The main reason they don’t is that, in ordinary English, most conditionals carry counterfactual content—saying “If A, then B,” asserts not merely (as in formal logics) that “Either not A, or else B, or both,” but rather “If A were to be the case then B would be the case.” Philosophers like to talk about counterfactuals in terms of “possible worlds,” so that the sentence “If John McCain had won in 08, he’d have flown Air Force One to Neptune,” turns out to mean something like “In the world most like ours except that John McCain wins the 08 election, he also pilots Air Force One to Neptune.” To know whether that’s true, given that he didn’t win the election in the real world (i.e. given a false antecedent), you need to know more than just whether he flew Air Force One to Neptune in the real world—i.e., the conditional has no truth-functional analysis.

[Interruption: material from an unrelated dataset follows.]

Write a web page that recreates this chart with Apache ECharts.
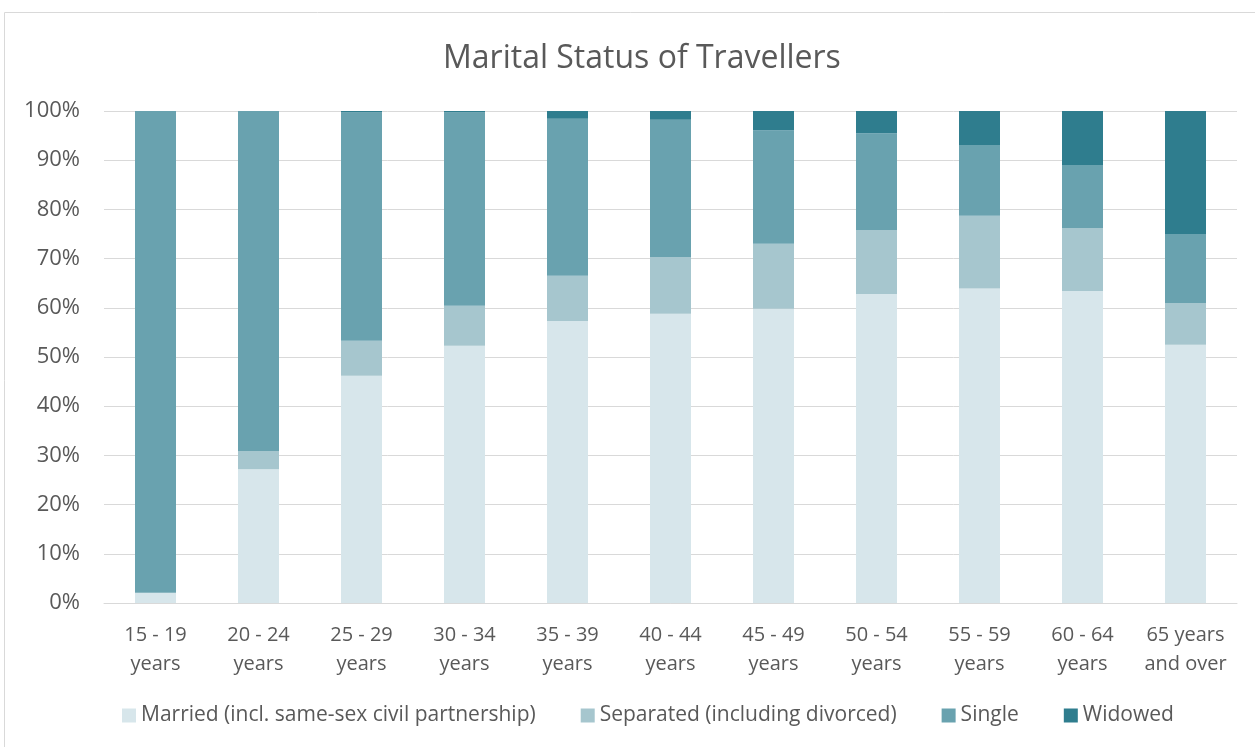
<!DOCTYPE html>
<html>
<head>
<meta charset="utf-8">
<script src="https://cdn.jsdelivr.net/npm/echarts@6/dist/echarts.min.js"></script>
<style>
  html, body { margin: 0; padding: 0; background: #fff; }
  #main { width: 1255px; height: 747px; }
</style>
</head>
<body>
<div id="main"></div>
<script>
// age groups on the x axis
const ageGroups = ["15 - 19\nyears", "20 - 24\nyears", "25 - 29\nyears", "30 - 34\nyears", "35 - 39\nyears",
  "40 - 44\nyears", "45 - 49\nyears", "50 - 54\nyears", "55 - 59\nyears", "60 - 64\nyears", "65 years\nand over"]

// shares in percent
const married   = [2.1, 27.2, 46.2, 52.3, 57.3, 58.8, 59.8, 62.8, 63.9, 63.4, 52.5]
const separated = [0, 3.7, 7.1, 8.1, 9.2, 11.5, 13.2, 13.0, 14.8, 12.8, 8.5]
const single    = [97.9, 69.1, 46.4, 39.3, 31.9, 27.9, 23.1, 19.7, 14.4, 12.8, 14.0]
const widowed   = [0, 0, 0.3, 0.3, 1.6, 1.8, 3.9, 4.5, 6.9, 11.0, 25.0]

const seriesNames = ["Married (incl. same-sex civil partnership)", "Separated (including divorced)", "Single", "Widowed"]
const colors = ["#d7e6eb", "#a6c6ce", "#69a2af", "#2f7d8e"]

const chartDom = document.getElementById("main")
const myChart = echarts.init(chartDom)

const font = "'Open Sans', 'Liberation Sans', sans-serif"
const txt = "#595959"

const option = {
  animation: false,
  color: colors,
  textStyle: { fontFamily: font },
  title: {
    text: "Marital Status of Travellers",
    left: 438,
    top: 38,
    textStyle: { fontFamily: font, fontSize: 32, fontWeight: "normal", color: txt },
  },
  graphic: [
    {
      type: "rect",
      shape: { x: 4.5, y: 12.5, width: 1300, height: 800 },
      style: { fill: "none", stroke: "#d9d9d9", lineWidth: 1 },
      silent: true,
    },
  ],
  legend: {
    bottom: 16,
    left: 117,
    itemWidth: 14,
    itemHeight: 14,
    itemGap: 45,
    icon: "rect",
    textStyle: { fontFamily: font, fontSize: 21, color: txt },
    data: seriesNames,
  },
  grid: { left: 104, right: 18, top: 111, bottom: 144 },
  xAxis: {
    type: "category",
    data: ageGroups,
    axisLine: { lineStyle: { color: "#d9d9d9", width: 1 } },
    axisTick: { show: false },
    axisLabel: {
      fontFamily: font, fontSize: 20, color: txt, lineHeight: 29, margin: 18, interval: 0,
    },
  },
  yAxis: {
    type: "value",
    min: 0,
    max: 100,
    interval: 10,
    axisLabel: { formatter: "{value}%", fontFamily: font, fontSize: 22, color: txt, margin: 24 },
    splitLine: { lineStyle: { color: "#d9d9d9", width: 1 } },
    axisLine: { show: false },
    axisTick: { show: false },
  },
  series: [married, separated, single, widowed].map((d, i) => ({
    name: seriesNames[i],
    type: "bar",
    stack: "total",
    barWidth: 41,
    data: d,
  })),
}

option && myChart.setOption(option)
</script>
</body>
</html>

Don’t worry if you find that all dense and boring—I won’t be the one to say you shouldn’t. But I will be the one to say you should never run the conditionals argument, and you should never lose to it. For all that I love about debate, the occasional success of this sort of argument should be cause for genuine worry about some of the downsides of debate pedagogy—namely that, in some instances, it teaches debaters (and judges) to defer to authority (“He’s got a card saying it, so I can’t answer the argument unless I’ve got a card too.”); to believe the ridiculous unthinkingly (all conditionals with false antecedents are true? really?); and to delude themselves about their grasp of arguments they don’t even begin to understand, for the purpose of either running them or voting on them. If you want to get the most out of your participation in debate, it’s important to recognize and avoid those risks, and rejecting the conditionals argument is a great place to start.